From being the first college in the country to implement the Break Free From Plastics program in 2019 to placing fishing line receptacle tubes along the seawall, student organizations at Eckerd College have led the charge to increase environmental consciousness on campus. As the ambitions of these clubs grow, so does their need for support and student involvement.
This Friday, Feb. 11, a collection of environmental clubs and organizations on campus called the Green Team will be hosting an environmental fair showcasing clubs and programs around campus that promote sustainability and environmental work. This event will run from 3-5 p.m. in Hough Quad, near the Triton Pub and Fox Hall. Credit for college program series (CPS) will be offered, and clubs such as Reduce Single-Use and the Ornithological Society will be highlighted.

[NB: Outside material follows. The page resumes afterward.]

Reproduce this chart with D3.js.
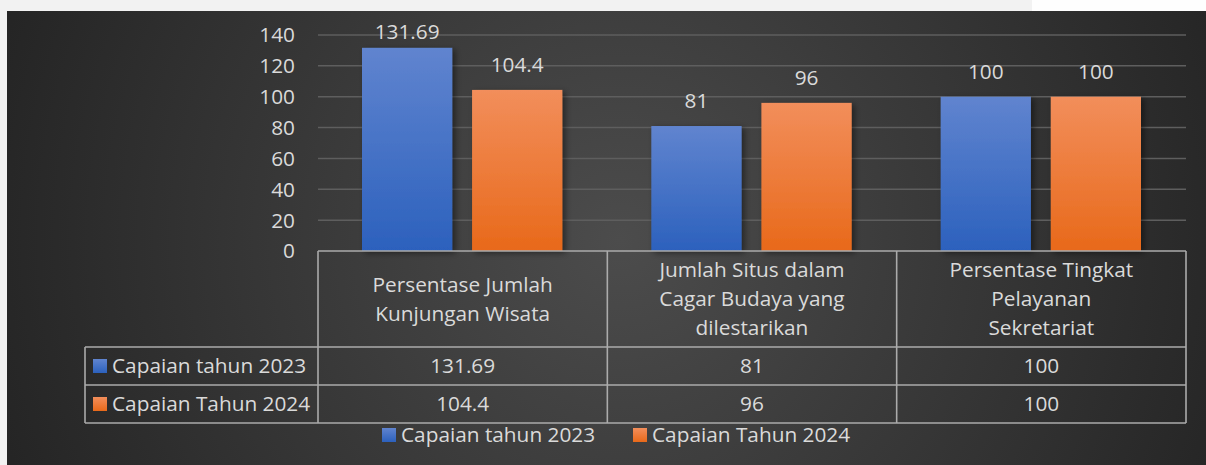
<!DOCTYPE html>
<html>
<head>
<meta charset="utf-8">
<script src="https://cdn.jsdelivr.net/npm/d3@7/dist/d3.min.js"></script>
<style>
    html, body { margin: 0; padding: 0; background: #f4f4f4; }
    svg { display: block; }
    text { font-family: "Open Sans", "Noto Sans", sans-serif; fill: #dadada; }
</style>
</head>
<body>
<div id="chart"></div>
<script>
    // 数据
    const categories = [
        ['Persentase Jumlah', 'Kunjungan Wisata'],
        ['Jumlah Situs dalam', 'Cagar Budaya yang', 'dilestarikan'],
        ['Persentase Tingkat', 'Pelayanan', 'Sekretariat']
    ];
    const seriesNames = ['Capaian tahun 2023', 'Capaian Tahun 2024'];
    const values2023 = [131.69, 81, 100];
    const values2024 = [104.4, 96, 100];
    const yTicks = [0, 20, 40, 60, 80, 100, 120, 140];

    const W = 1206, H = 465;
    const plot = { left: 318, right: 1186, top: 35, bottom: 251 };
    const headerH = 96, rowH = 38, keyLeft = 85;
    const fontSize = 20.8;

    const svg = d3.select('#chart').append('svg')
        .attr('width', W).attr('height', H);

    const defs = svg.append('defs');

    // 背景渐变
    const bg = defs.append('radialGradient')
        .attr('id', 'bg')
        .attr('gradientUnits', 'userSpaceOnUse')
        .attr('cx', 620).attr('cy', 240).attr('r', 680);
    bg.append('stop').attr('offset', '0%').attr('stop-color', '#4c4c4c');
    bg.append('stop').attr('offset', '100%').attr('stop-color', '#232323');

    // 柱子渐变
    const gradColors = [['#6084cf', '#2c61bd'], ['#f28e5b', '#e8691a']];
    gradColors.forEach((c, i) => {
        const g = defs.append('linearGradient')
            .attr('id', 'bar' + i)
            .attr('x1', 0).attr('y1', 0).attr('x2', 0).attr('y2', 1);
        g.append('stop').attr('offset', '0%').attr('stop-color', c[0]);
        g.append('stop').attr('offset', '100%').attr('stop-color', c[1]);
    });

    const shadow = defs.append('filter').attr('id', 'shadow')
        .attr('x', '-20%').attr('y', '-20%').attr('width', '150%').attr('height', '150%');
    shadow.append('feDropShadow')
        .attr('dx', 3).attr('dy', 2).attr('stdDeviation', 3)
        .attr('flood-color', '#000').attr('flood-opacity', 0.45);

    // 页面白边 + 深色区域
    svg.append('rect').attr('x', 0).attr('y', 0).attr('width', W).attr('height', H).attr('fill', '#f2f2f2');
    svg.append('rect').attr('x', 1032).attr('y', 0).attr('width', W - 1032).attr('height', 11).attr('fill', '#fefefe');
    svg.append('rect').attr('x', 7).attr('y', 11).attr('width', W - 7).attr('height', H - 11).attr('fill', 'url(#bg)');

    // 比例尺
    const x0 = d3.scaleBand()
        .domain(d3.range(categories.length))
        .range([plot.left, plot.right]);

    const x1 = d3.scaleBand()
        .domain([0, 1])
        .range([44, x0.bandwidth() - 45])
        .paddingInner(0.18);

    const y = d3.scaleLinear()
        .domain([0, 140])
        .range([plot.bottom, plot.top]);

    // 网格线
    svg.append('g').selectAll('line')
        .data(yTicks.filter(d => d > 0))
        .join('line')
        .attr('x1', plot.left).attr('x2', plot.right)
        .attr('y1', d => y(d)).attr('y2', d => y(d))
        .attr('stroke', '#5e5e5e').attr('stroke-width', 1.5);

    // Y 轴标签
    svg.append('g').selectAll('text')
        .data(yTicks)
        .join('text')
        .attr('x', 295).attr('y', d => y(d))
        .attr('dy', '0.36em')
        .attr('text-anchor', 'end')
        .style('font-size', fontSize + 'px')
        .text(d => d);

    // 柱子
    const series = [values2023, values2024];
    const groups = svg.append('g').selectAll('g')
        .data(series)
        .join('g');

    groups.selectAll('rect')
        .data((vals, si) => vals.map((v, ci) => ({ v, ci, si })))
        .join('rect')
        .attr('x', d => x0(d.ci) + x1(d.si))
        .attr('width', x1.bandwidth())
        .attr('y', d => y(d.v))
        .attr('height', d => y(0) - y(d.v))
        .attr('fill', d => `url(#bar${d.si})`)
        .attr('filter', 'url(#shadow)');

    // 数据标签
    groups.selectAll('text')
        .data((vals, si) => vals.map((v, ci) => ({ v, ci, si })))
        .join('text')
        .attr('x', d => x0(d.ci) + x1(d.si) + x1.bandwidth() / 2)
        .attr('y', d => Math.max(y(d.v) - 18, 39))
        .attr('text-anchor', 'middle')
        .style('font-size', fontSize + 'px')
        .text(d => d.v);

    // 数据表
    const tTop = plot.bottom;
    const r1 = tTop + headerH, r2 = r1 + rowH, r3 = r2 + rowH;
    const lineColor = '#ababab';
    const table = svg.append('g')
        .attr('stroke', lineColor).attr('stroke-width', 1.6).attr('fill', 'none');

    table.append('line').attr('x1', plot.left).attr('x2', plot.right).attr('y1', tTop).attr('y2', tTop);
    [r1, r2, r3].forEach(yy => {
        table.append('line').attr('x1', keyLeft).attr('x2', plot.right).attr('y1', yy).attr('y2', yy);
    });
    table.append('line').attr('x1', keyLeft).attr('x2', keyLeft).attr('y1', r1).attr('y2', r3);
    const colEdges = x0.domain().map(d => x0(d)).concat([plot.right]);
    colEdges.forEach(xx => {
        table.append('line').attr('x1', xx).attr('x2', xx).attr('y1', tTop).attr('y2', r3);
    });

    // 表头文字
    const headerMid = tTop + headerH / 2;
    const lineH = 29;
    categories.forEach((lines, ci) => {
        const t = svg.append('text')
            .attr('text-anchor', 'middle')
            .style('font-size', fontSize + 'px');
        lines.forEach((ln, li) => {
            t.append('tspan')
                .attr('x', x0(ci) + x0.bandwidth() / 2)
                .attr('y', headerMid + (li - (lines.length - 1) / 2) * lineH)
                .attr('dy', '0.36em')
                .text(ln);
        });
    });

    // 表格行
    const rowTops = [r1, r2];
    series.forEach((vals, si) => {
        const cy = rowTops[si] + rowH / 2;
        svg.append('rect')
            .attr('x', 93).attr('y', cy - 7)
            .attr('width', 14).attr('height', 14)
            .attr('fill', `url(#bar${si})`);
        svg.append('text')
            .attr('x', 112).attr('y', cy).attr('dy', '0.36em')
            .style('font-size', fontSize + 'px')
            .text(seriesNames[si]);
        vals.forEach((v, ci) => {
            svg.append('text')
                .attr('x', x0(ci) + x0.bandwidth() / 2)
                .attr('y', cy).attr('dy', '0.36em')
                .attr('text-anchor', 'middle')
                .style('font-size', fontSize + 'px')
                .text(v);
        });
    });

    // 底部图例
    const legendX = [382, 633];
    const legendY = 435;
    seriesNames.forEach((name, i) => {
        svg.append('rect')
            .attr('x', legendX[i]).attr('y', legendY - 7)
            .attr('width', 14).attr('height', 14)
            .attr('fill', `url(#bar${i})`);
        svg.append('text')
            .attr('x', legendX[i] + 19).attr('y', legendY).attr('dy', '0.36em')
            .style('font-size', fontSize + 'px')
            .text(name);
    });
</script>
</body>
</html>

Chloe McKenna, a junior majoring in environmental studies and animal studies, is a prominent organizer of this fair. McKenna has been involved with the Eckerd College Organization of Students (ECOS) Environmental Responsibility Committee and Public Interest Research Group (PIRG) since her first year. She has also been leading PIRG’s Reduce Single Use campaign since last fall.
While there was a similar event held remotely last year, McKenna is especially excited about having the opportunity to hold this fair in person.
“We wanted to make this interactive,” McKenna said. “Tables will have activities. There’s even going to be a raffle with products from Sans Market.”
Sans Market, in Downtown St. Petersburg focused on providing zero waste products from cleaning supplies and clothes to deodorant and Q-tips. Along with the fun of the fair, there are many opportunities for students to get involved with these clubs. McKenna is working with Sans Market to have a zero waste store in the Pub on campus.
“There’s a separation between interest and action,” McKenna said. “It’s so important to engage students and show them the opportunities they have.”
Along with McKenna, junior Makayla Doran has played a large role in the organization of this event. Doran started working with the Reduce Single-Use campaign in the spring of 2021. As of this past fall, she is the intern for the Office of Sustainability.
“It’s important for students to want to make a change,” Doran said. “We want to make students know that their voice can be heard.”
Along with providing opportunities to try clubs and other programs, organizations will be offering paid job opportunities for students. Doran and McKenna are hoping for a large turnout at the fair, as these clubs are asking for as many students as possible to help them achieve their goals.
“There are a lot of groups coming that students might not know about,” Doran said. “It’s all about getting students involved and excited to help.”